** Directions **
Can all of these lines be returned exactly?
## Begin
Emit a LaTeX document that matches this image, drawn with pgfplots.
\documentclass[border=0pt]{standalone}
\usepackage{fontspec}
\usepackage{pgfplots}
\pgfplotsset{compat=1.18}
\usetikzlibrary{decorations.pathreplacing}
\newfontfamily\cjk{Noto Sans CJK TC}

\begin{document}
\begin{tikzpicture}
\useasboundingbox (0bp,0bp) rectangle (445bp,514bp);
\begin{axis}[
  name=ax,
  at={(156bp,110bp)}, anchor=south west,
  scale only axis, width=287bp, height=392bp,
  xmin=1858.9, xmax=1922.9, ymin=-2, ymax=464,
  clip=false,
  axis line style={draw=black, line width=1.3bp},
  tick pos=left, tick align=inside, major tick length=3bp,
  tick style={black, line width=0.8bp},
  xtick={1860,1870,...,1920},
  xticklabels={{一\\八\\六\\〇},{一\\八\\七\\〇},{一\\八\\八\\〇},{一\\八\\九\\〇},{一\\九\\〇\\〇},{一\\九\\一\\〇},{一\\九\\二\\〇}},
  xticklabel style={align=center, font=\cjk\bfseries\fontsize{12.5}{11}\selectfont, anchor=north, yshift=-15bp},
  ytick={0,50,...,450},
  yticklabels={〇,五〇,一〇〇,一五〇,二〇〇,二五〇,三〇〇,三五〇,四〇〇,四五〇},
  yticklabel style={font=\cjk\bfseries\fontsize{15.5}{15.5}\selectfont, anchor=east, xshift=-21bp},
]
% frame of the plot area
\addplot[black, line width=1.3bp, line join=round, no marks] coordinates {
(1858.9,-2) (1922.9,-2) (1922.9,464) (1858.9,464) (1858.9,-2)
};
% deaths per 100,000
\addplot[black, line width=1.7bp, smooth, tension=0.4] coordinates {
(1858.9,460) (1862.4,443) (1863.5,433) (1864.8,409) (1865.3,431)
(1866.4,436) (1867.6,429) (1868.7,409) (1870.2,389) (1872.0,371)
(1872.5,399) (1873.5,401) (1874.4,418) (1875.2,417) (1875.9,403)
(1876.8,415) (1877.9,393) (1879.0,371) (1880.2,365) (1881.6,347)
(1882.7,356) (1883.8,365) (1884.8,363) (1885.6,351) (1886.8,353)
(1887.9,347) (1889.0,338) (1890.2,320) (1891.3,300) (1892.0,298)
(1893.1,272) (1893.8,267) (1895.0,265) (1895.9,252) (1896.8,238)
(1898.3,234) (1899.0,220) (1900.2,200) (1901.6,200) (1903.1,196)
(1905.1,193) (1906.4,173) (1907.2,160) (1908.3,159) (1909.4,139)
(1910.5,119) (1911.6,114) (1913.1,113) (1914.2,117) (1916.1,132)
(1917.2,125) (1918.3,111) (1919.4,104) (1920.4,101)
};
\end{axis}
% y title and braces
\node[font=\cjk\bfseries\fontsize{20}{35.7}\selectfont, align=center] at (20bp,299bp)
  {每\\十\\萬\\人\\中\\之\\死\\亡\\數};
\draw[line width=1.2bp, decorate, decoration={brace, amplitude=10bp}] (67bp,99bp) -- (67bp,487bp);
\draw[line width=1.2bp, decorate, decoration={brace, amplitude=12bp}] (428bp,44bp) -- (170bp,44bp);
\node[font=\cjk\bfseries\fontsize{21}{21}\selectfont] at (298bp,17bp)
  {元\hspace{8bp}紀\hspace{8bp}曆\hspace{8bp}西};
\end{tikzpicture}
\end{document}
## End
** Solution to the exercise **
Emit a LaTeX document that matches this image, drawn with pgfplots.
\documentclass[border=0pt]{standalone}
\usepackage{fontspec}
\usepackage{pgfplots}
\pgfplotsset{compat=1.18}
\usetikzlibrary{decorations.pathreplacing}
\newfontfamily\cjk{Noto Sans CJK TC}

\begin{document}
\begin{tikzpicture}
\useasboundingbox (0bp,0bp) rectangle (445bp,514bp);
\begin{axis}[
  name=ax,
  at={(156bp,110bp)}, anchor=south west,
  scale only axis, width=287bp, height=392bp,
  xmin=1858.9, xmax=1922.9, ymin=-2, ymax=464,
  clip=false,
  axis line style={draw=black, line width=1.3bp},
  tick pos=left, tick align=inside, major tick length=3bp,
  tick style={black, line width=0.8bp},
  xtick={1860,1870,...,1920},
  xticklabels={{一\\八\\六\\〇},{一\\八\\七\\〇},{一\\八\\八\\〇},{一\\八\\九\\〇},{一\\九\\〇\\〇},{一\\九\\一\\〇},{一\\九\\二\\〇}},
  xticklabel style={align=center, font=\cjk\bfseries\fontsize{12.5}{11}\selectfont, anchor=north, yshift=-15bp},
  ytick={0,50,...,450},
  yticklabels={〇,五〇,一〇〇,一五〇,二〇〇,二五〇,三〇〇,三五〇,四〇〇,四五〇},
  yticklabel style={font=\cjk\bfseries\fontsize{15.5}{15.5}\selectfont, anchor=east, xshift=-21bp},
]
% frame of the plot area
\addplot[black, line width=1.3bp, line join=round, no marks] coordinates {
(1858.9,-2) (1922.9,-2) (1922.9,464) (1858.9,464) (1858.9,-2)
};
% deaths per 100,000
\addplot[black, line width=1.7bp, smooth, tension=0.4] coordinates {
(1858.9,460) (1862.4,443) (1863.5,433) (1864.8,409) (1865.3,431)
(1866.4,436) (1867.6,429) (1868.7,409) (1870.2,389) (1872.0,371)
(1872.5,399) (1873.5,401) (1874.4,418) (1875.2,417) (1875.9,403)
(1876.8,415) (1877.9,393) (1879.0,371) (1880.2,365) (1881.6,347)
(1882.7,356) (1883.8,365) (1884.8,363) (1885.6,351) (1886.8,353)
(1887.9,347) (1889.0,338) (1890.2,320) (1891.3,300) (1892.0,298)
(1893.1,272) (1893.8,267) (1895.0,265) (1895.9,252) (1896.8,238)
(1898.3,234) (1899.0,220) (1900.2,200) (1901.6,200) (1903.1,196)
(1905.1,193) (1906.4,173) (1907.2,160) (1908.3,159) (1909.4,139)
(1910.5,119) (1911.6,114) (1913.1,113) (1914.2,117) (1916.1,132)
(1917.2,125) (1918.3,111) (1919.4,104) (1920.4,101)
};
\end{axis}
% y title and braces
\node[font=\cjk\bfseries\fontsize{20}{35.7}\selectfont, align=center] at (20bp,299bp)
  {每\\十\\萬\\人\\中\\之\\死\\亡\\數};
\draw[line width=1.2bp, decorate, decoration={brace, amplitude=10bp}] (67bp,99bp) -- (67bp,487bp);
\draw[line width=1.2bp, decorate, decoration={brace, amplitude=12bp}] (428bp,44bp) -- (170bp,44bp);
\node[font=\cjk\bfseries\fontsize{21}{21}\selectfont] at (298bp,17bp)
  {元\hspace{8bp}紀\hspace{8bp}曆\hspace{8bp}西};
\end{tikzpicture}
\end{document}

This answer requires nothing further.